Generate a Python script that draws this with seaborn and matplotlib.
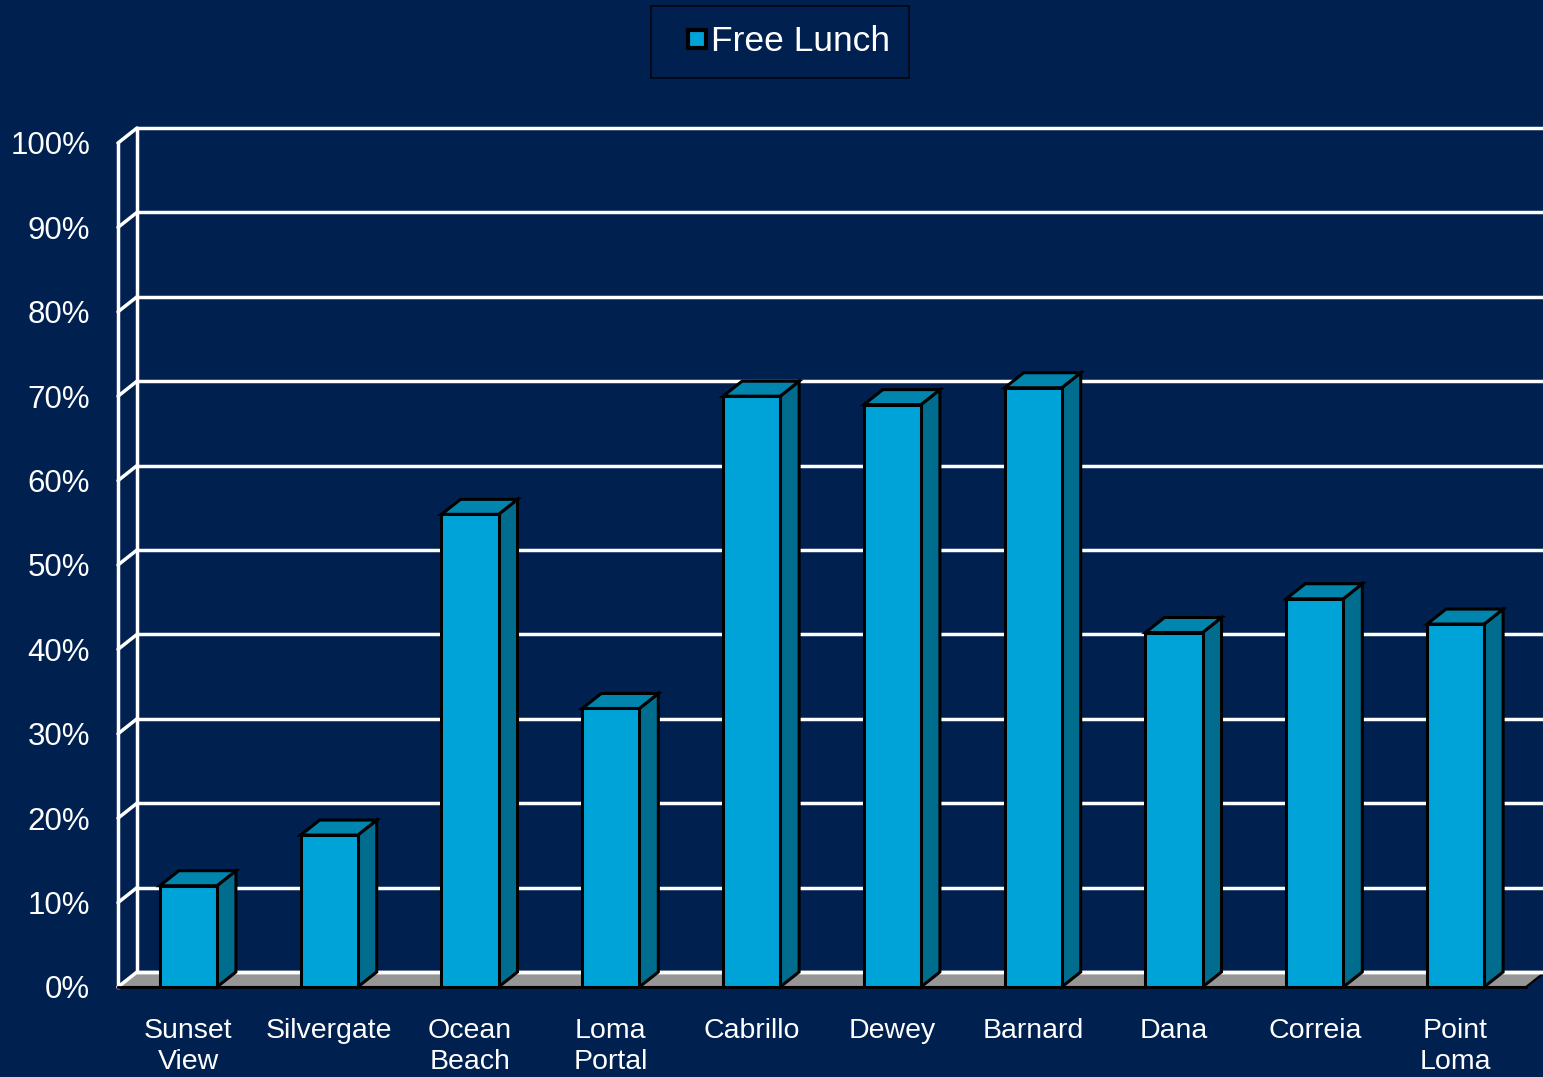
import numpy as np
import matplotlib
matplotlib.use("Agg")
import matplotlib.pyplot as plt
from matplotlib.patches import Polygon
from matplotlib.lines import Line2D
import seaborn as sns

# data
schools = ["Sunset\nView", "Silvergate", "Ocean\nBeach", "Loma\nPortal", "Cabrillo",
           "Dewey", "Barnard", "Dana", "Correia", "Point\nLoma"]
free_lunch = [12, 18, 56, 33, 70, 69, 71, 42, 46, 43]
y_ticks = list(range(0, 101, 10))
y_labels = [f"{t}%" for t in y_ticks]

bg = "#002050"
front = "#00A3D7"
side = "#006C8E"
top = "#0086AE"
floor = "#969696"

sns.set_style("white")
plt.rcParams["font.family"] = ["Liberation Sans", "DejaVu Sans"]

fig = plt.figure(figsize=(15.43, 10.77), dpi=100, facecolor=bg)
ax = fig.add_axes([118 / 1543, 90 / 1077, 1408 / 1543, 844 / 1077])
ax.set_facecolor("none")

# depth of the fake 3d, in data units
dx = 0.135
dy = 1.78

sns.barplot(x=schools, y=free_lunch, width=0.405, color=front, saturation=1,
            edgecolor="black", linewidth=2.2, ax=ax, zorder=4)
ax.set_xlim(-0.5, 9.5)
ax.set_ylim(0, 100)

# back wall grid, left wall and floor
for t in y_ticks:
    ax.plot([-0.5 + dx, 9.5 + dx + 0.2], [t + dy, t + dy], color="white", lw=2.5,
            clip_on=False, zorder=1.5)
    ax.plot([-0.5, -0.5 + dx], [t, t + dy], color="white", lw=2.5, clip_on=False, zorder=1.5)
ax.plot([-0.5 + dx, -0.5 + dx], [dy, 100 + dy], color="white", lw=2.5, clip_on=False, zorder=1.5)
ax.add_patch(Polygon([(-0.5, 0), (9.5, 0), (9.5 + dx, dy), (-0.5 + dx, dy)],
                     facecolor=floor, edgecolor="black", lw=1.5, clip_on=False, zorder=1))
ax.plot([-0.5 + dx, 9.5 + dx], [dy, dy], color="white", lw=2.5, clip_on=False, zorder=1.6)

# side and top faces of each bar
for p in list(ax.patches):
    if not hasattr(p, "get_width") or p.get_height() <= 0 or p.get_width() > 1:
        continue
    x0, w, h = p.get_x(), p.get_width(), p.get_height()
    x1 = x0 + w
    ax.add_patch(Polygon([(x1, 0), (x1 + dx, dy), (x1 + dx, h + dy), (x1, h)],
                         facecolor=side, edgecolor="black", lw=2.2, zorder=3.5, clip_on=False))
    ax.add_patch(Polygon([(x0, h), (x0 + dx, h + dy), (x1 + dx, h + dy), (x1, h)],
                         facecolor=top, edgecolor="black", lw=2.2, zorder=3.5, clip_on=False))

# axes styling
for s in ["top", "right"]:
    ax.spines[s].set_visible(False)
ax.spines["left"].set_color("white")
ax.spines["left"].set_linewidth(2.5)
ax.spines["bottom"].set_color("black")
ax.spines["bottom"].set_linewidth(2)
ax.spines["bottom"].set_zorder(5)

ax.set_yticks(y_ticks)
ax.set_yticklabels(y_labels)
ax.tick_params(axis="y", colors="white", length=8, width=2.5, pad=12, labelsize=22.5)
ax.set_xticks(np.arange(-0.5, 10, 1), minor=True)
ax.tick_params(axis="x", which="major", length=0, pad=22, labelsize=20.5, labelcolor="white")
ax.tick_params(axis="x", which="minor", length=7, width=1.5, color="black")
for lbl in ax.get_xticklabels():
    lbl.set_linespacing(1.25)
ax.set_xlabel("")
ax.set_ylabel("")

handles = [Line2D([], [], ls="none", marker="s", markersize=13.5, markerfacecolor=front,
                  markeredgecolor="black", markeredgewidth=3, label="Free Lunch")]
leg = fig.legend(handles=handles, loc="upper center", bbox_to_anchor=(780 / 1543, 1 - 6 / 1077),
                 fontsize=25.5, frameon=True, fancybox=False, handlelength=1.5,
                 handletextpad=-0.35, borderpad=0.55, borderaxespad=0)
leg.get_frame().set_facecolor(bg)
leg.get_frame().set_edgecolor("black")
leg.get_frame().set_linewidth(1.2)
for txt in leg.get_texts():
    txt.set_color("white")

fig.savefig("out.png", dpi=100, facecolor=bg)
* * *
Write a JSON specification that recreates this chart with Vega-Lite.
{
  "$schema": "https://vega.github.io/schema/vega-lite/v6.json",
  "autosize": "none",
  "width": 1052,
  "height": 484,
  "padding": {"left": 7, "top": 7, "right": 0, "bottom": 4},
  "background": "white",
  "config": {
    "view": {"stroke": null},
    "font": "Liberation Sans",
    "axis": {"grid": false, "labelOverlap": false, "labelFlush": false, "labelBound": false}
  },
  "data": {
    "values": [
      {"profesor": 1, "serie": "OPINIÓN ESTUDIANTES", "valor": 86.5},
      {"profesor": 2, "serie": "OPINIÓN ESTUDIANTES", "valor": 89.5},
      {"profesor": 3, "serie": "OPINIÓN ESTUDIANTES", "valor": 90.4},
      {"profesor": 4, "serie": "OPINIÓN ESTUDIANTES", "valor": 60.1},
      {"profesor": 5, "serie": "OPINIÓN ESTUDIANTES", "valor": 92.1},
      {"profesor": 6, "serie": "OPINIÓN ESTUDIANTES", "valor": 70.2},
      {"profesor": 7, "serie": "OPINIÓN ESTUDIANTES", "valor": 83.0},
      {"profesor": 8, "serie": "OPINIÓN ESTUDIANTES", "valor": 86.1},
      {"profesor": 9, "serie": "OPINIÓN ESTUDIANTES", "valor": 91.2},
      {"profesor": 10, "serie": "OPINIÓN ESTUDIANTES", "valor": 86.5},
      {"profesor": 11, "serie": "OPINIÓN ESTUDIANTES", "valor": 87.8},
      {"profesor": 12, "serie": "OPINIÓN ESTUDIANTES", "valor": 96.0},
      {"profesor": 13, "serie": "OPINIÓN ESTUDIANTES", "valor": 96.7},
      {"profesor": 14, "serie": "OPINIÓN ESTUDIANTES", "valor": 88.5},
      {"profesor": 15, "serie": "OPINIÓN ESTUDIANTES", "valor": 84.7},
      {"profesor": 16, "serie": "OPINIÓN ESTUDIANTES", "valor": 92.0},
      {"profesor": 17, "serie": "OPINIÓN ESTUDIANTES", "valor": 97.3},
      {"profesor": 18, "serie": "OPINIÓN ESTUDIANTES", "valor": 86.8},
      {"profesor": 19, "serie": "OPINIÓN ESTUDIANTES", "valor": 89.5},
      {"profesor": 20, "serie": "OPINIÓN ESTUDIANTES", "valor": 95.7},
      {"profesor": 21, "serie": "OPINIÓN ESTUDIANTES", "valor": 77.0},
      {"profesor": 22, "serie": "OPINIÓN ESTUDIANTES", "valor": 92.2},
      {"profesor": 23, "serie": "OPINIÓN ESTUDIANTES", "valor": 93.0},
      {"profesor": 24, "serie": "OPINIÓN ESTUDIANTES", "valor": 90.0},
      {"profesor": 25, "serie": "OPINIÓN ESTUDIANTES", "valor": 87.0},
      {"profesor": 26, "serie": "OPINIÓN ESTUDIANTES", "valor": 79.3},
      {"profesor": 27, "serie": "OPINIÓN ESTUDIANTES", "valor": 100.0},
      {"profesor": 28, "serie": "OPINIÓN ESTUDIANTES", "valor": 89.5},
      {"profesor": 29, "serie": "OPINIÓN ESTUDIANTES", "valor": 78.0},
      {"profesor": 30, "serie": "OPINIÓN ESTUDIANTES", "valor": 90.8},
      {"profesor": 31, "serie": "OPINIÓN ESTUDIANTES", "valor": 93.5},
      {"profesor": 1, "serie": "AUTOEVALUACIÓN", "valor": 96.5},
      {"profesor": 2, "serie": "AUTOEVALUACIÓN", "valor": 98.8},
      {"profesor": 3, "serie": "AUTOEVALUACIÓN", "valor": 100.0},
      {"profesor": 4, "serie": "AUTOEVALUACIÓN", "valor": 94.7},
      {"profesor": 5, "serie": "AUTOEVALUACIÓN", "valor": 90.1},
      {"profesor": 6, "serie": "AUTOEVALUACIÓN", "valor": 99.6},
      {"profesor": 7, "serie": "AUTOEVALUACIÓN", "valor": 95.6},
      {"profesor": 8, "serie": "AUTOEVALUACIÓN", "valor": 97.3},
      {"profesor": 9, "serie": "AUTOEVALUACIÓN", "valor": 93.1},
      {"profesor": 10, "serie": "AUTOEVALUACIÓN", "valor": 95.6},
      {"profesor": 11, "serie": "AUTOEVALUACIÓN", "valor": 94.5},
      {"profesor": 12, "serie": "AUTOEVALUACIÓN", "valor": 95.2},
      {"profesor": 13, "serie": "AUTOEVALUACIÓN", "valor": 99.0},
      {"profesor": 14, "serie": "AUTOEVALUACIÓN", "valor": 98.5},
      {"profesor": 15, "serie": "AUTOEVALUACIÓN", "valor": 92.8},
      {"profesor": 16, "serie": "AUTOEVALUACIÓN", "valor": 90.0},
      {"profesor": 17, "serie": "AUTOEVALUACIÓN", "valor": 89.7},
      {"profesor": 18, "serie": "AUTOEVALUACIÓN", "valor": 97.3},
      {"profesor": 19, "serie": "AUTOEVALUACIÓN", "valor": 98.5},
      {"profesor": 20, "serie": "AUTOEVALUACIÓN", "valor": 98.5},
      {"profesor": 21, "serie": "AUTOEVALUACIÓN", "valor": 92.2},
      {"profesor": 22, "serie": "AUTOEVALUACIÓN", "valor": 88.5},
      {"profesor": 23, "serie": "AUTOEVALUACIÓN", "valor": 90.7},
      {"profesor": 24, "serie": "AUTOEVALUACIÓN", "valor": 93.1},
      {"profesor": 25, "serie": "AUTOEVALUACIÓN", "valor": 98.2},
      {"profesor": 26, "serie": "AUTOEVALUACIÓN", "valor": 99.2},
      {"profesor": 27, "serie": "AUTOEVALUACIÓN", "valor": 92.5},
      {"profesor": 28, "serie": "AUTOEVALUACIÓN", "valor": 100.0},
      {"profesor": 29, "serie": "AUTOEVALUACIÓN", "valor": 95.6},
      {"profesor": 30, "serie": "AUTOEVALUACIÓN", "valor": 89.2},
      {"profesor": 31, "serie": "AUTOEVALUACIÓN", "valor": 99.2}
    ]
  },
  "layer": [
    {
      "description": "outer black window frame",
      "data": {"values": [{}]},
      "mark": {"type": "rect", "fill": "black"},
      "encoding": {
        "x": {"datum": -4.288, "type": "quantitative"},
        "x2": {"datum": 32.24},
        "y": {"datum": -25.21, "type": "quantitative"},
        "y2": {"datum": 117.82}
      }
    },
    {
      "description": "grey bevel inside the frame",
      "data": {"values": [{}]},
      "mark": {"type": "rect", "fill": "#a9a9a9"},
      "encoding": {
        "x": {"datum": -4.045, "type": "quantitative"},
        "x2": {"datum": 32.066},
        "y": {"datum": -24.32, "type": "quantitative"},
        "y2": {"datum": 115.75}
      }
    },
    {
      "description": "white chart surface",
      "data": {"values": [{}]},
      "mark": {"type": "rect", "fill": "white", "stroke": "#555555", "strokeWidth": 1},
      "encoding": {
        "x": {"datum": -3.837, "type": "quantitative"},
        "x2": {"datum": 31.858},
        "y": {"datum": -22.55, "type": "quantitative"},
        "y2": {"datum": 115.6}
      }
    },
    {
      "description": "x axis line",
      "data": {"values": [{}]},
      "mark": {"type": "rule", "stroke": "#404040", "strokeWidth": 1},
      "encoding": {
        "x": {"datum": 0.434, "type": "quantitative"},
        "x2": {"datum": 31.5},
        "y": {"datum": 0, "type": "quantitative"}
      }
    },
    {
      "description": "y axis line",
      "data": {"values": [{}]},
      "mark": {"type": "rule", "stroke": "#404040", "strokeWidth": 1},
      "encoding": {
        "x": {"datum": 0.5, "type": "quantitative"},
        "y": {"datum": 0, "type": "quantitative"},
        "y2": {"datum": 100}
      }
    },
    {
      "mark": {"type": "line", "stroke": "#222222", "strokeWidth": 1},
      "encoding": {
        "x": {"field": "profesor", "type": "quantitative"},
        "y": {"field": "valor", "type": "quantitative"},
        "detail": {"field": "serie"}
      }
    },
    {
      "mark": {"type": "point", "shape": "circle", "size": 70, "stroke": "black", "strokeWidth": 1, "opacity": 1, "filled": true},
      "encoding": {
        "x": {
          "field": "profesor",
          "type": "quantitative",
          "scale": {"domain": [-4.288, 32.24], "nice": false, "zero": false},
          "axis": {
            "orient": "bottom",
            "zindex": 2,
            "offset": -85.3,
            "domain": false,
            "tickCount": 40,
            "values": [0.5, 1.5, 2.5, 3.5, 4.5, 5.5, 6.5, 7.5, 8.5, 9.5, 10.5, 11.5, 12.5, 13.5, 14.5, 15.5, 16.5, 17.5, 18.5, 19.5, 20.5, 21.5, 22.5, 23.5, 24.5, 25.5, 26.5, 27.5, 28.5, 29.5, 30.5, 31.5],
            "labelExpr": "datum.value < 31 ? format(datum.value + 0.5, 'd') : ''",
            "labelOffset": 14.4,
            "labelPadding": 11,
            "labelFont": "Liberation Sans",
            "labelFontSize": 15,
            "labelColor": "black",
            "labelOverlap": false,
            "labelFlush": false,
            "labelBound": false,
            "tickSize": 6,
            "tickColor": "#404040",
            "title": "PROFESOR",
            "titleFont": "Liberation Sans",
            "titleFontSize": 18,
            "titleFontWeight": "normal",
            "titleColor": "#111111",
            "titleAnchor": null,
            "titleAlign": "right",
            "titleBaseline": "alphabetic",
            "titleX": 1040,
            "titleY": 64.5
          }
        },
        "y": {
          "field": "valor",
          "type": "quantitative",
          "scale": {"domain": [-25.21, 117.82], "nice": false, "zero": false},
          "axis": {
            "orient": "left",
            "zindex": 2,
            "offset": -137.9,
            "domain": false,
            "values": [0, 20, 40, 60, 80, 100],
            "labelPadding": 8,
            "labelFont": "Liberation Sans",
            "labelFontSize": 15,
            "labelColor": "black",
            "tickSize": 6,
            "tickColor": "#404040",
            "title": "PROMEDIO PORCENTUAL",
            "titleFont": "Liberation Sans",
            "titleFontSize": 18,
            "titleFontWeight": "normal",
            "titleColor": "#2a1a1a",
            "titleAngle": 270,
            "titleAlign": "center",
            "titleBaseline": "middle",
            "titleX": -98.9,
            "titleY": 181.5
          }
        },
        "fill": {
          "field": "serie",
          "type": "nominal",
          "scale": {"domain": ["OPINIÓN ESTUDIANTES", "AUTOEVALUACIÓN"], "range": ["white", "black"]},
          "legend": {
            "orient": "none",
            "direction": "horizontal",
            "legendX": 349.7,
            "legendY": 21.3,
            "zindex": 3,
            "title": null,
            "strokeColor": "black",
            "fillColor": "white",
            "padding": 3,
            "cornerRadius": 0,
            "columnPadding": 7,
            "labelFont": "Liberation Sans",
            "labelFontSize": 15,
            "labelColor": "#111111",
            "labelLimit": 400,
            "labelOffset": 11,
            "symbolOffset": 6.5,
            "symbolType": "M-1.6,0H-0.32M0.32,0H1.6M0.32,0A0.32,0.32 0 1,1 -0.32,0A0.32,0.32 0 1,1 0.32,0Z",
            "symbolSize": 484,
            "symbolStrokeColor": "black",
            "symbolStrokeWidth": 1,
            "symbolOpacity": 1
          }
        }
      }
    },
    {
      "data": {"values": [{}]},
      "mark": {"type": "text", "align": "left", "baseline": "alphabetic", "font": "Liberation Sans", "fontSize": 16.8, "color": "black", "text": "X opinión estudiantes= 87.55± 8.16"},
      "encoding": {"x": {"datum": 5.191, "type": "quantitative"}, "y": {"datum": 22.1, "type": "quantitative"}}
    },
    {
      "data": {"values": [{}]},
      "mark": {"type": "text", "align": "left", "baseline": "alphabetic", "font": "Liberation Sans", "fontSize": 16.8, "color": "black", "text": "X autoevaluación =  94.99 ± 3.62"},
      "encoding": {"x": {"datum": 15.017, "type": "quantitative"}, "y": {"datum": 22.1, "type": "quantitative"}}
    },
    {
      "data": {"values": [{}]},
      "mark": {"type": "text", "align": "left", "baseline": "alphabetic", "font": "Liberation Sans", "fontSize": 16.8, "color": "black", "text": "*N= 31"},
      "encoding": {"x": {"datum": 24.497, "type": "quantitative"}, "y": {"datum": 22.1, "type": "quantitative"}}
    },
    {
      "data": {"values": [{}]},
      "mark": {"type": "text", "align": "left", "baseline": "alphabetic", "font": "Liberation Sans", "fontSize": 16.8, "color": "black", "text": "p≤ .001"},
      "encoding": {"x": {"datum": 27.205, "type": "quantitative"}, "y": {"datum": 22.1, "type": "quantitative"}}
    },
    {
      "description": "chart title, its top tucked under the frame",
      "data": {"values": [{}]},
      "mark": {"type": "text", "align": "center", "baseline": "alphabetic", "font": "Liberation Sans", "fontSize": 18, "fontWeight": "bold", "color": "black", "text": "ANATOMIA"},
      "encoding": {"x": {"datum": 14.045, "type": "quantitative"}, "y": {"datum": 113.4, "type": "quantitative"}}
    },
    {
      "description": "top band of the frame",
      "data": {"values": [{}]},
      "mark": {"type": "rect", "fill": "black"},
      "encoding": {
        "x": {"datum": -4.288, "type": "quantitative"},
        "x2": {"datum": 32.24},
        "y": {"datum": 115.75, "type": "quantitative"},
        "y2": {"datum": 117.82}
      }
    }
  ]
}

Task goal: Give back exactly the lines from the one containing "Generate a Python" to the one containing "import seaborn as sns", both included, and no pictures.

Answer to this problem:
Generate a Python script that draws this with seaborn and matplotlib.
import numpy as np
import matplotlib
matplotlib.use("Agg")
import matplotlib.pyplot as plt
from matplotlib.patches import Polygon
from matplotlib.lines import Line2D
import seaborn as sns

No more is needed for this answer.